I’m so glad you’ve decided to join us and have clicked your way onto our blog! This is the inaugural post, so I thought you might want to know a bit about me (one of the Read With Me booksellers) and my life-long love of reading.
So to begin, my name is Brittany, and if you ever come into the shop to a redhead who is working, odds are it’s me! My expertise definitely lies mostly in Young Adult novels, especially the realistic ones (both historical or contemporary), but as I’ve been working, I’ve gotten to read the firsts of so many of the series I didn’t have when I was growing up. Let me tell you, there are some fantastic series out now that I wish I could have had as a child.
I was the kid who quickly fell in love with reading, finding myself enraptured by the opportunity to escape into different worlds, ones that felt like they belonged only to me. The Magic Tree House books were my first series that I ever read all by myself, and they also led me to proclaim quite loudly while on a school field trip that I hoped to one day grow up to be Mary Pope Osborne. While this never actually occurred, it was the beginning of a pattern for me—books began to define my dream jobs.
After reading Balto in first grade, I quickly found myself determined to become a musher and to race in the Iditarod. I would tell everyone that my dream dog was a Siberian Husky, and that one day, I’d have a whole team of them. In fact, instead of imaginary friends, I had a host of imaginary dogs! Books had awakened my sense of imagination, and I gave myself over willingly.
I read many more series, falling in love with most of them, and I felt as though each individual book was an adventure I got to embark on. I was the kid who got in trouble for reading during class and definitely read in dim lighting significantly past my bedtime (I had convinced my parents I was afraid of the dark so that they would leave the closet light on).
For me, reading was full of whimsy and adventure, but I also realized at a young age that reading didn’t manifest itself the same way in every kid.
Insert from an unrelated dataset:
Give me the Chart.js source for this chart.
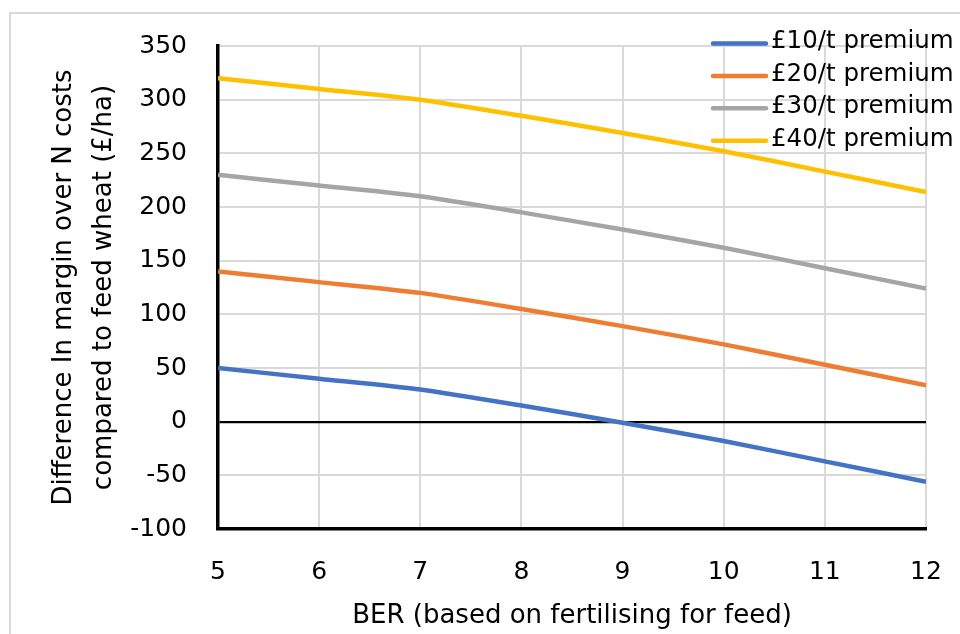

I have three brothers, and all four of us kids had different attitudes towards reading: two of my brothers hated reading, the other brother’s favorite book in high school was A Tale of Two Cities by Charles Dickens, and I was the one who adventured to the library weekly to get an armful of books.
One of my brothers really struggled with reading, and I came to understand later that he didn’t have the voice in his head that most of us get when reading and writing. You know, the voice in your head that’s almost like an echo that comes milliseconds after reading or writing the word? That one.
While reading for me conjured up images and had different voices for each character, his consisted of only the words on the page. It didn’t come alive for him the way it did for me. I then found the types of books that did some of the work for you, and I read them out loud to him. I wanted to see him fall in love with reading the same way I had, and to a degree, he did. He and I both loved reading the Geronimo Stilton series together, and I loved that.
One of my neighbors much preferred to hear books rather than read them. For some people, reading is just harder and takes more energy, so the two of us could often be found huddled together with a book, me reading out loud to her. I would make every character have a distinct voice, and try to act it out as much as possible. Oftentimes, we’d end up laughing at me trying to mimic characters and their facial expressions.
I thought it was fun to be able to share the books I loved with the people around me. I liked the adventure of reading it myself, but there’s a certain joy that comes from reading together. The words seem even more whimsical when spoken aloud rather than read in a solitary environment.
So, I challenge you to pick up a book, find someone, and share the magic of it. Find a child, grandchild, friend, or parent, and sit down and read with them. After all, it’s one of the things we cherish here at Read With Me.